The never-ending cry is in every household in Botswana where P100 isn’t enough to buy bread, cooking oil and milk. What is the government doing about this?
April 2022 ended with the Bank of Botswana’s Monetary Policy Committee increasing the Monetary Policy Rate (MoPR) by 51 basis points from 1.14 percent yield on the 7-day Bank of Botswana Certificates to 1.65 after we had had a decline in inflation from 10.6 percent (Feb-22) to 10 percent in March. This is still above the central bank’s medium-term objective to keep inflation between 3-6 percent hence the need to interject further. This need is primarily fuelled by the anticipation of a further rise in inflation, which indeed rose to 11.9 percent in May, driven by the upward adjustment in fuel prices announced in May itself.
However, economists at the central bank anticipate a downward trajectory of inflation by the fourth quarter of 2022, bearing in mind several factors like an increase in international commodity prices, Botswana’s very own import restrictions, and administrative factors from the government itself, all supply-driven factors. I believe that we may need to look at this from the exact opposite perspective, i.e. the demand side.

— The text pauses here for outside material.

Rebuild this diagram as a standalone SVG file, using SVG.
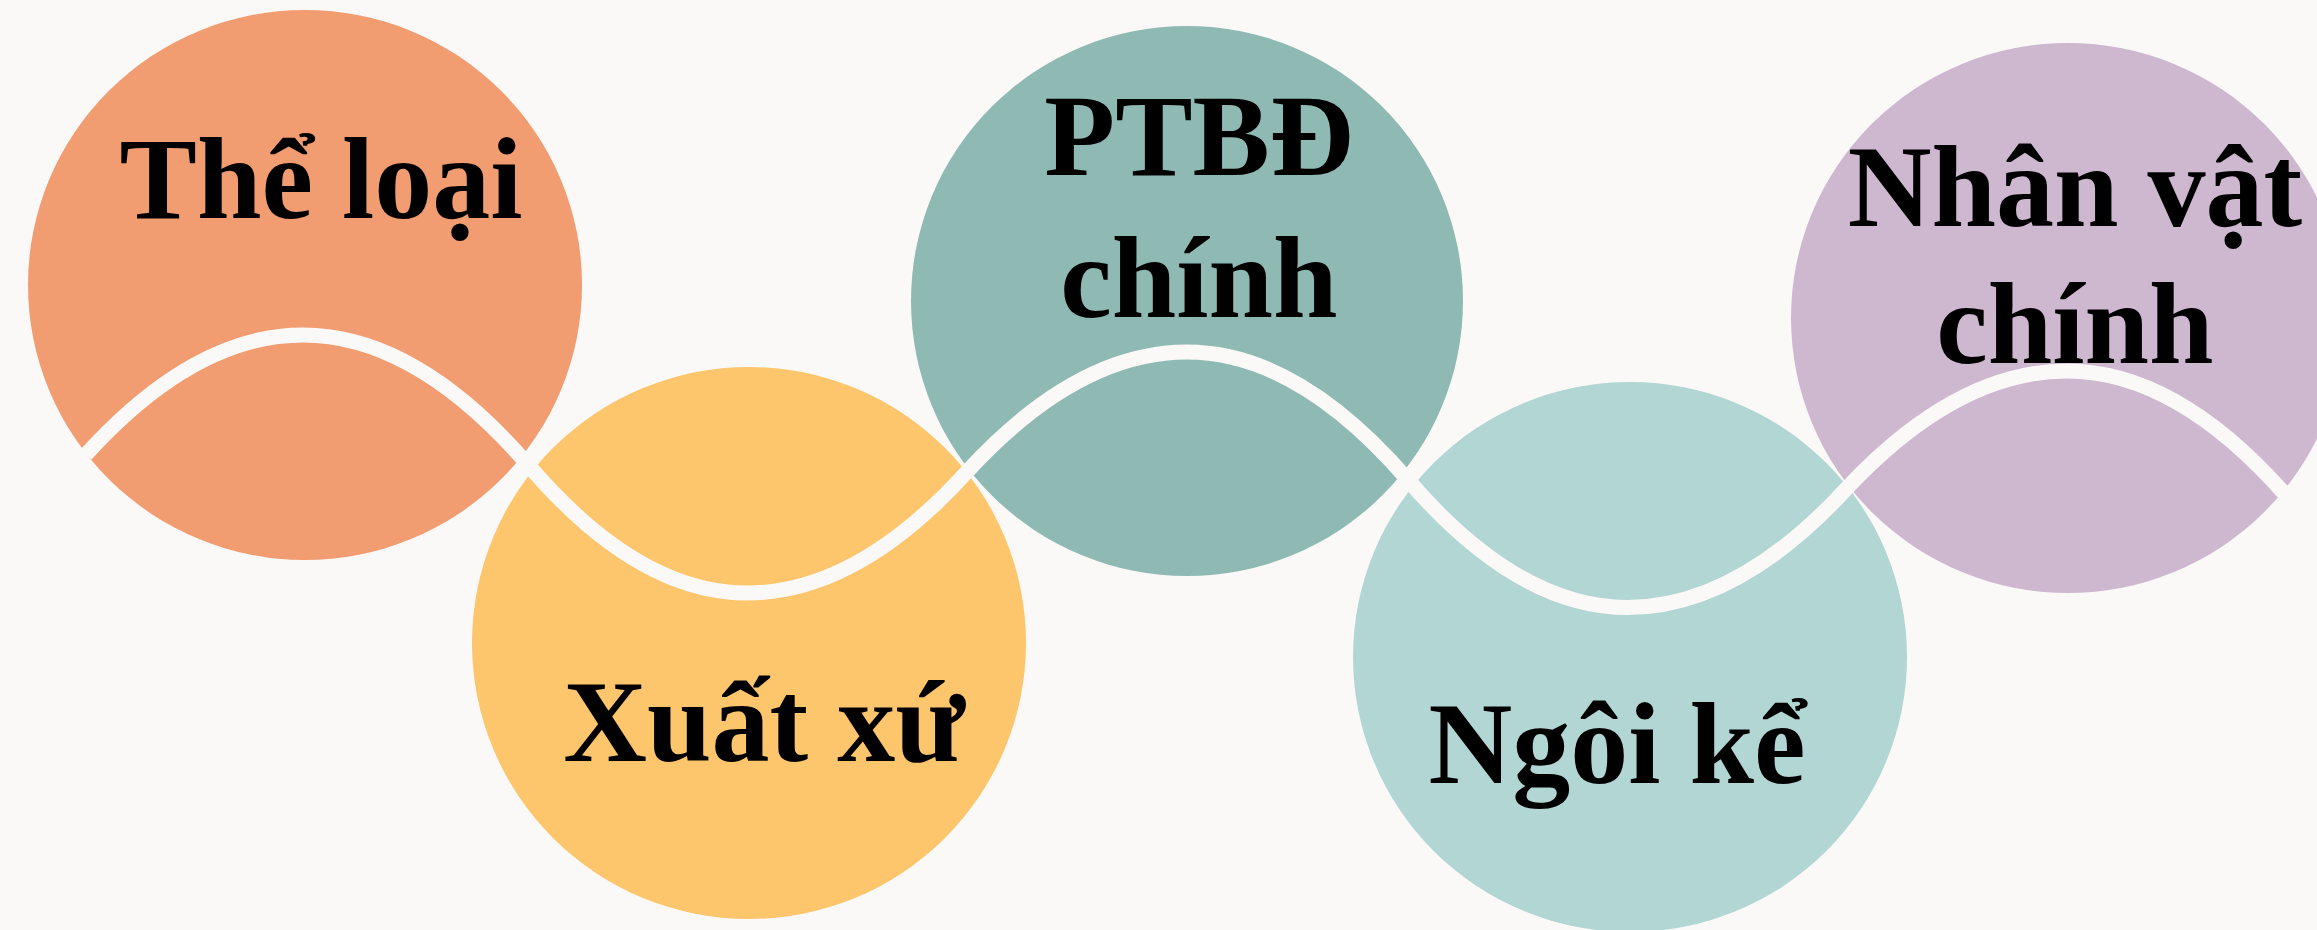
<svg xmlns="http://www.w3.org/2000/svg" width="2317" height="930" viewBox="0 0 2317 930">
  <style>
    .lbl { font-family: "Liberation Serif", "Times New Roman", serif; font-weight: bold; font-size: 116px; fill: #000000; text-anchor: middle; }
    .wave { fill: none; stroke: #FAF9F7; stroke-width: 15; stroke-linecap: butt; stroke-linejoin: round; }
  </style>
  <rect x="0" y="0" width="2317" height="930" fill="#FAF9F7"/>
  <g id="node-the-loai">
    <ellipse cx="305" cy="285" rx="277" ry="275" fill="#F29D71"/>
  </g>
  <g id="node-xuat-xu">
    <ellipse cx="749" cy="643" rx="277" ry="276" fill="#FDC56C"/>
  </g>
  <g id="node-ptbd-chinh">
    <ellipse cx="1187" cy="301" rx="276" ry="275" fill="#8FBAB3"/>
  </g>
  <g id="node-ngoi-ke">
    <ellipse cx="1630" cy="657" rx="277" ry="275" fill="#B2D6D3"/>
  </g>
  <g id="node-nhan-vat-chinh">
    <ellipse cx="2068" cy="318" rx="277" ry="275" fill="#CEB8D0"/>
  </g>
  <g id="connectors">
    <path class="wave" d="M86,454.5 Q194.5,335 303,335 Q414.75,335 526.5,463 Q636.75,593 747,593 Q857,593 967,471.7 Q1077,352 1187,352 Q1297.5,352 1408,480 Q1517.75,607.5 1627.5,607.5 Q1737.25,607.5 1847,488 Q1957,371 2067,371 Q2177,371 2287,496.5"/>
  </g>
  <g id="labels">
    <text class="lbl" x="321" y="218">Thể loại</text>
    <text class="lbl" x="764" y="761">Xuất xứ</text>
    <text class="lbl" x="1199" y="175">PTBĐ</text>
    <text class="lbl" x="1199" y="317">chính</text>
    <text class="lbl" x="1617" y="783">Ngôi kể</text>
    <text class="lbl" x="2075" y="226">Nhân vật</text>
    <text class="lbl" x="2075" y="363">chính</text>
  </g>
</svg>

The central bank anticipates economic growth through enhanced transformation reforms and implementation of supportive macroeconomic policies that led to the growth in real GDP of 11.4 percent in 2021 compared to South Africa’s growth of 4.9 percent in the same period. Further prospects of growth are heavily reliant on consistency in yet again supply-driven factors like adequacy of electricity and water and non-disruptions to logistics in value-chains. But the visible indicators prove this will not be an easy tide to ride. South Africa is currently going through one of the worst times with electricity supply, with households and businesses being degraded by the daily loadshedding. This largely affects the SME community which, coupled with the significant rise in fuel prices in South Africa as well, makes it difficult to run any business. South Africa being Botswana’s biggest trading partner, we should expect the after-effects to spill over to us.
But are there other factors that we may be overlooking to combat inflation? Yes, it is just like a seesaw and we need to consider our decision-making by looking through the demand side of things that reduce pressure on the supply side of things. One way of achieving this is by enhancing productivity in production of goods and services by pushing the government to incentivise investment by relooking at the fiscal policy from the household level to businesses, as well as strategic plans for the country’s various regions.
SEZA and SPEDU need to be particularly held accountable for fulfilling their mandates, which too have contributed to the slow development of economic diversification as investment arms of government. The in the MoPR makes life a whole lot more difficult as debt repayment becomes heavier and deters prospective clientele, especially for the SME community where working capital remains constrained as the cost of debt grows, resulting in liquidity and solvency issues. With fears of a recession looming, each economy needs to protect its interests through deliberate trade and economic policies.
I for one am quite happy with implementation of the Economic Recovery and Transformation Plan (ERTP), not just as an avenue to encourage productivity in the private sector but also how it will feed into the daily lives of Batswana and the private sector. Now, how government can roll this out is through offering tax relief and setting better rules through this tax amnesty and possibly re-looking at the new taxes set in earlier this year if we want to encourage growth in the private sector, especially the SME? Economic diversification should be more than just a catchy slogan.
Public investment needs to be strategised and aligned to growth prospects throughout the economy, and this includes technological trends and the notions of the Botswana Digital and Innovation Hub on 4IR (Fourth Industrial Revolution), therein begging the questions around infrastructure development and Internet accessibility that probes the need for the development of start-ups and whether we’re catching on with the world to the needs to FinTech and Digitalisation.
We can go on and on, but these remain as part of the issues that discourage growth as there is little to no synergy among key decisions and their ripple effect on one another, hence we find ourselves in this economic tide that’s so hard to ride.